Updated

Iranian authorities briefly detained the daughter of former President Akbar Hashemi Rafsanjani, the most powerful opposition supporter inside the country's clerical leadership, the official news agency reported.

Faezeh Hashemi, who has appeared at opposition protests in the past, was detained Sunday while trying to cause unrest by chanting anti-government slogans in one of the main streets of Tehran, the IRNA news agency said. Another pro-government news service reported that she was released a short while later.

Iran's opposition had called for rallies Sunday to mark a week since the deaths of two people in Feb. 14 clashes between security forces and opposition protesters in Tehran. Hashemi's detention suggested crowds did attempt to gather Sunday, despite severe warnings from authorities.

One international rights group whose assessments have been right in the past said large numbers of protesters had turned out on major streets in the capital and four other cities. The New York-based International Campaign for Human Rights in Iran said security forces in Tehran dispersed the crowds with gunfire and tear gas. It said one person is believed to have been killed in the capital.

The report could not be independently confirmed, and Iran's police chief, Esmaeil Ahmadi Moghadam, denied there were any protests.

The rights group said witnesses reported crowds of protesters at key places in the capital: the main thoroughfare of Valiasr Street and in front of the state radio and TV building. It said it also had reports of demonstrations in the major cities of Mashad, Shiraz, Isfahan and Tabriz.

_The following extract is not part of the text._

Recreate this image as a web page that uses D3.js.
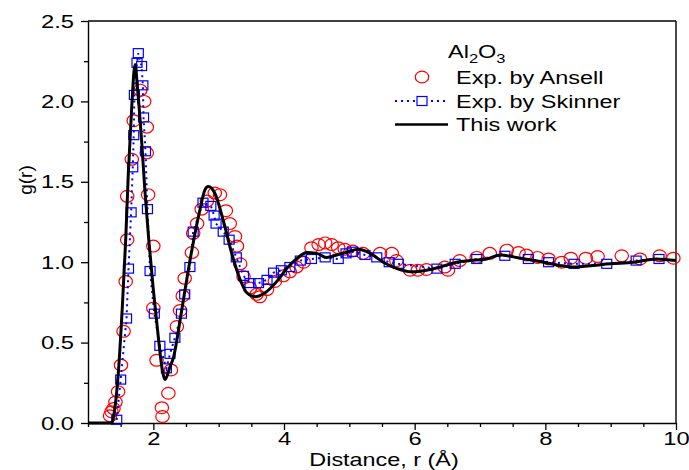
<!DOCTYPE html>
<html>
<head>
<meta charset="utf-8">
<script src="https://cdn.jsdelivr.net/npm/d3@7"></script>
<style>
  body { margin: 0; background: #fff; }
  svg text { font-family: "Liberation Sans", Arial, sans-serif; fill: #000; }
</style>
</head>
<body>
<div id="container"></div>
<script>
// "This work" curve
const workR = [1.0, 1.37, 1.40, 1.464, 1.525, 1.577, 1.617, 1.67, 1.72, 1.76, 1.82, 1.87, 1.93, 2.0, 2.08, 2.13, 2.18, 2.255, 2.31, 2.41, 2.51, 2.61, 2.71, 2.79, 2.84, 2.94, 3.07, 3.2, 3.33, 3.43, 3.56, 3.71, 3.91, 4.04, 4.19, 4.35, 4.5, 4.65, 4.81, 4.98, 5.14, 5.32, 5.52, 5.73, 5.95, 6.18, 6.39, 6.64, 6.85, 7.1, 7.31, 7.61, 7.97, 8.22, 8.43, 8.73, 8.99, 9.35, 9.7, 10.0];
const workG = [0, 0, 0.06, 0.31, 0.72, 1.14, 1.55, 1.97, 2.23, 2.07, 1.76, 1.45, 1.14, 0.83, 0.52, 0.35, 0.27, 0.35, 0.41, 0.64, 0.89, 1.12, 1.32, 1.45, 1.47, 1.43, 1.26, 1.055, 0.89, 0.81, 0.785, 0.81, 0.89, 0.96, 1.02, 1.06, 1.055, 1.03, 1.045, 1.065, 1.08, 1.055, 1.0, 0.96, 0.94, 0.95, 0.97, 1.0, 1.01, 1.02, 1.045, 1.025, 1.0, 0.98, 0.97, 0.98, 0.99, 1.0, 1.02, 1.01];

// Exp. by Ansell (circles)
const ansellR = [1.337, 1.36, 1.39, 1.42, 1.46, 1.505, 1.545, 1.577, 1.6, 1.6, 1.67, 1.7, 1.8, 1.86, 1.9, 1.9, 1.92, 2.0, 2.0, 2.05, 2.13, 2.14, 2.23, 2.27, 2.36, 2.41, 2.45, 2.48, 2.59, 2.61, 2.67, 2.74, 2.82, 2.94, 3.02, 3.11, 3.17, 3.25, 3.28, 3.33, 3.38, 3.48, 3.58, 3.63, 3.74, 3.86, 3.99, 4.09, 4.19, 4.3, 4.42, 4.53, 4.63, 4.73, 4.83, 4.93, 5.05, 5.21, 5.47, 5.65, 5.72, 5.93, 6.05, 6.18, 6.46, 6.51, 6.69, 6.95, 7.15, 7.41, 7.59, 7.71, 7.88, 8.05, 8.25, 8.39, 8.62, 8.8, 9.17, 9.45, 9.75, 9.96];
const ansellG = [0.045, 0.07, 0.09, 0.13, 0.195, 0.36, 0.57, 0.88, 1.14, 1.41, 1.64, 1.88, 2.07, 2.0, 1.84, 1.68, 1.42, 1.1, 0.715, 0.39, 0.095, 0.04, 0.185, 0.33, 0.6, 0.7, 0.79, 0.9, 1.06, 1.18, 1.24, 1.33, 1.38, 1.43, 1.42, 1.32, 1.24, 1.16, 1.1, 0.99, 0.91, 0.84, 0.8, 0.785, 0.83, 0.88, 0.915, 0.94, 0.97, 1.0, 1.09, 1.11, 1.12, 1.11, 1.09, 1.08, 1.07, 1.055, 1.055, 1.055, 1.01, 0.95, 0.95, 0.955, 0.97, 0.95, 1.01, 1.03, 1.055, 1.075, 1.06, 1.045, 1.03, 1.02, 1.0, 1.025, 1.025, 1.035, 1.04, 1.02, 1.04, 1.025];

// Exp. by Skinner (squares + dotted line)
const skinnerR = [1.44, 1.5, 1.59, 1.62, 1.66, 1.685, 1.7, 1.71, 1.75, 1.77, 1.82, 1.84, 1.85, 1.88, 1.91, 1.95, 2.015, 2.1, 2.2, 2.255, 2.33, 2.43, 2.48, 2.56, 2.61, 2.76, 2.88, 2.93, 2.96, 3.07, 3.16, 3.27, 3.38, 3.48, 3.61, 3.74, 3.84, 3.96, 4.09, 4.25, 4.42, 4.63, 4.83, 4.95, 5.05, 5.24, 5.42, 5.61, 5.75, 6.34, 6.62, 6.95, 7.38, 7.74, 8.05, 8.44, 8.94, 9.39, 9.74];
const skinnerG = [0.02, 0.27, 0.65, 0.96, 1.31, 1.59, 1.79, 2.04, 2.24, 2.3, 2.22, 2.1, 1.9, 1.69, 1.33, 0.945, 0.68, 0.48, 0.34, 0.43, 0.53, 0.68, 0.8, 0.97, 1.19, 1.37, 1.35, 1.29, 1.24, 1.19, 1.14, 1.03, 0.915, 0.87, 0.87, 0.89, 0.935, 0.95, 0.97, 1.01, 1.02, 1.03, 1.02, 1.055, 1.065, 1.045, 1.03, 1.0, 0.99, 0.96, 0.99, 1.02, 1.04, 1.02, 1.0, 0.99, 0.99, 1.01, 1.02];

const xMajor = [2, 4, 6, 8, 10];
const yMajor = [0, 0.5, 1.0, 1.5, 2.0, 2.5];

const width = 689, height = 470;
const margin = { top: 21, right: 13, bottom: 47, left: 88 };
const w = width - margin.left - margin.right;
const h = height - margin.top - margin.bottom;
const stretch = 1.25; // the original's lettering is drawn wide

const svg = d3.select("#container").append("svg")
  .attr("width", width).attr("height", height);

const g = svg.append("g")
  .attr("transform", "translate(" + margin.left + "," + margin.top + ")");

const x = d3.scaleLinear().domain([1, 10]).range([0, w]);
const y = d3.scaleLinear().domain([0, 2.5]).range([h, 0]);

const xMinor = d3.range(1, 10.01, 0.5).filter(v => !xMajor.includes(v));
const yMinor = d3.range(0.25, 2.5, 0.5);

// minor ticks
g.append("g").attr("transform", "translate(0," + h + ")")
  .call(d3.axisBottom(x).tickValues(xMinor).tickSize(4).tickFormat("").tickSizeOuter(0))
  .call(a => a.select(".domain").remove());
g.append("g")
  .call(d3.axisLeft(y).tickValues(yMinor).tickSize(4).tickFormat("").tickSizeOuter(0))
  .call(a => a.select(".domain").remove());

// major axes
const xAxis = g.append("g").attr("transform", "translate(0," + h + ")")
  .call(d3.axisBottom(x).tickValues(xMajor).tickSize(7).tickSizeOuter(0).tickFormat(d3.format("d")));
const yAxis = g.append("g")
  .call(d3.axisLeft(y).tickValues(yMajor).tickSize(7).tickSizeOuter(0).tickFormat(d3.format(".1f")));

[xAxis, yAxis].forEach(a => {
  a.selectAll("text").style("font-size", "19px")
    .attr("transform", "scale(" + stretch + ",1)");
  a.select(".domain").attr("stroke-width", 1.4);
});
xAxis.selectAll("text").attr("y", 5).attr("dy", "0.92em");
yAxis.selectAll("text").attr("x", -14 / stretch);
g.selectAll(".tick line").attr("stroke-width", 1.3);

// frame top / right
g.append("line").attr("x1", 0).attr("x2", w).attr("y1", 0).attr("y2", 0).attr("stroke", "#000").attr("stroke-width", 1.4);
g.append("line").attr("x1", w).attr("x2", w).attr("y1", 0).attr("y2", h).attr("stroke", "#000").attr("stroke-width", 1.4);

// axis titles
svg.append("text").attr("transform", "translate(384,466) scale(1.3,1)")
  .attr("text-anchor", "middle").style("font-size", "18px").text("Distance, r (Å)");
svg.append("text").attr("transform", "translate(32,180) rotate(-90)")
  .attr("text-anchor", "middle").style("font-size", "19px").text("g(r)");

const ansell = ansellR.map((r, i) => ({ r, g: ansellG[i] }));
const skinner = skinnerR.map((r, i) => ({ r, g: skinnerG[i] }));
const work = workR.map((r, i) => ({ r, g: workG[i] }));

// Ansell circles
g.selectAll(".ansell").data(ansell).enter().append("ellipse")
  .attr("class", "ansell")
  .attr("cx", d => x(d.r)).attr("cy", d => y(d.g))
  .attr("rx", 6.7).attr("ry", 5.9)
  .attr("fill", "none").attr("stroke", "#ff0000").attr("stroke-width", 1.2);

// Skinner dotted line + squares
g.append("path").datum(skinner)
  .attr("fill", "none").attr("stroke", "#0000ff").attr("stroke-width", 2)
  .attr("stroke-dasharray", "2,4")
  .attr("d", d3.line().x(d => x(d.r)).y(d => y(d.g)));
g.selectAll(".skinner").data(skinner).enter().append("rect")
  .attr("class", "skinner")
  .attr("x", d => x(d.r) - 5).attr("y", d => y(d.g) - 4.5)
  .attr("width", 10).attr("height", 9)
  .attr("fill", "none").attr("stroke", "#0000ff").attr("stroke-width", 1.2);

// This work
g.append("path").datum(work)
  .attr("fill", "none").attr("stroke", "#000").attr("stroke-width", 3)
  .attr("d", d3.line().curve(d3.curveMonotoneX).x(d => x(d.r)).y(d => y(d.g)));

// legend
const lg = svg.append("g");
const legText = (tx, ty, s) => lg.append("text")
  .attr("transform", "translate(" + tx + "," + ty + ") scale(1.27,1)")
  .style("font-size", "18.5px").text(s);

const t = lg.append("text").attr("transform", "translate(448,58) scale(1.27,1)").style("font-size", "18.5px");
t.append("tspan").text("Al");
t.append("tspan").attr("dy", 5).style("font-size", "13px").text("2");
t.append("tspan").attr("dy", -5).text("O");
t.append("tspan").attr("dy", 5).style("font-size", "13px").text("3");

lg.append("ellipse").attr("cx", 422).attr("cy", 77).attr("rx", 6.7).attr("ry", 5.9)
  .attr("fill", "none").attr("stroke", "#ff0000").attr("stroke-width", 1.2);
legText(456, 84, "Exp. by Ansell");

lg.append("line").attr("x1", 395).attr("x2", 448).attr("y1", 101).attr("y2", 101)
  .attr("stroke", "#0000ff").attr("stroke-width", 2).attr("stroke-dasharray", "2,4");
lg.append("rect").attr("x", 417).attr("y", 96.5).attr("width", 10).attr("height", 9)
  .attr("fill", "#fff").attr("stroke", "#0000ff").attr("stroke-width", 1.2);
legText(456, 108, "Exp. by Skinner");

lg.append("line").attr("x1", 395).attr("x2", 448).attr("y1", 124.5).attr("y2", 124.5)
  .attr("stroke", "#000").attr("stroke-width", 2.5);
legText(456, 131, "This work");
</script>
</body>
</html>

Last week's rally was called by opposition leaders Mir Hossein Mousavi and Mahdi Karroubi in solidarity with the Egyptian uprising. It was the largest demonstration by the opposition in more than a year. Both opposition leaders have been under house arrest since putting out the call for rallies.

The detention of Rafsanjani's daughter appeared to be another attempt to pressure the former president.

Iran's Fars news agency said she was released later Sunday after claiming she was out shopping, rather than joining protesters.

Hard-liners have harshly criticized the moderate Rafsanjani for supporting Mousavi in his election campaign challenge to President Mahmoud Ahmadinejad. Mousavi claims he was the rightful winner of the 2009 presidential election and that he was deprived of victory through fraud.

Those claims sent hundreds of thousands of pro-reform activists into the streets for months of demonstrations that mushroomed into a movement against Iran's ruling system. Authorities responded with a heavy crackdown and a mass trial of more than 100 activists and officials from previous pro-reform governments.

The ruling establishment came to see Rafsanjani as a serious threat, worrying that they had a dissenter within their ranks. There have been several attempts to sideline the former president, who is a powerful combination of elder statesman, super-wealthy tycoon and head of the only group empowered to remove Iran's supreme leader.

Besides accusing him of unspecified corruption, authorities have gone after his children.

His daughter, Faezeh, was also briefly detained along with four other family members days after the June 2009 election when she addressed a rally of hundreds of Mousavi supporters.

In November, an arrest warrant was issued for Rafsanjani's son, Mahdi Hashemi, on charges of fomenting the postelection unrest. The son, who has been living in Britain since shortly after the election, has denied the charges and is not known to have had any key role in the opposition movement or the street protests.